As it emerges from the electoral rubble, the Republican Party must decide what it actually believes in before beginning rebuilding its battered fortune.
On one side is a growing chorus that believes Republicans need to become more like—well, Democrats. In books like “Grand New Party,” by Ross Douthat and Reihan Salam; “Heroic Conservatism,” by Michael Gerson; and “Comeback: Conservatism that can Win,” by David Frum, big‐government conservatives have argued for a more activist federal government that embraces the goals, and sometimes even the means, of liberalism.
In their opinion, the public is no longer amenable to the traditional Republican message of lower taxes and limited government in an age of economic insecurity. To be successful, they say, Republicans must compete with Democrats to give voters what they want, be it national health care, more government spending or a bailout on their mortgages. Their arguments are perhaps best summed up by Minnesota governor Tim Pawlenty, who told the Minneapolis Star‐Tribune that “the era of small government is over.” And, they say, Republicans need to adapt to this new reality even if it means abandoning traditional conservative principles.
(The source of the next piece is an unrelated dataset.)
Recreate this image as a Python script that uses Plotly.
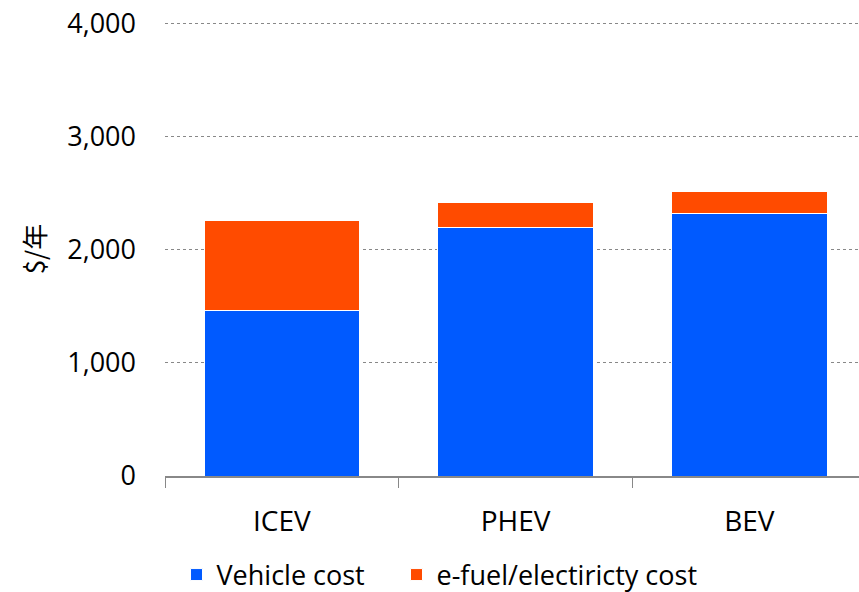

On the other side of this debate are those who believe that Republicans lost precisely because they abandoned their principles and commitment to limited government. These include young House leaders like Reps. Mike Pence and Jeff Flake of Arizona and Paul Ryan of Wisconsin. Those arguing for a return to smaller government say that after eight years of a Bush administration that increased federal spending faster than any president since Lyndon Johnson, created the first new entitlement program in 40 years, increased federal control over education, and added 7,000 pages of new regulation to the Federal Register, Republicans had lost the ability to differentiate themselves from Democrats.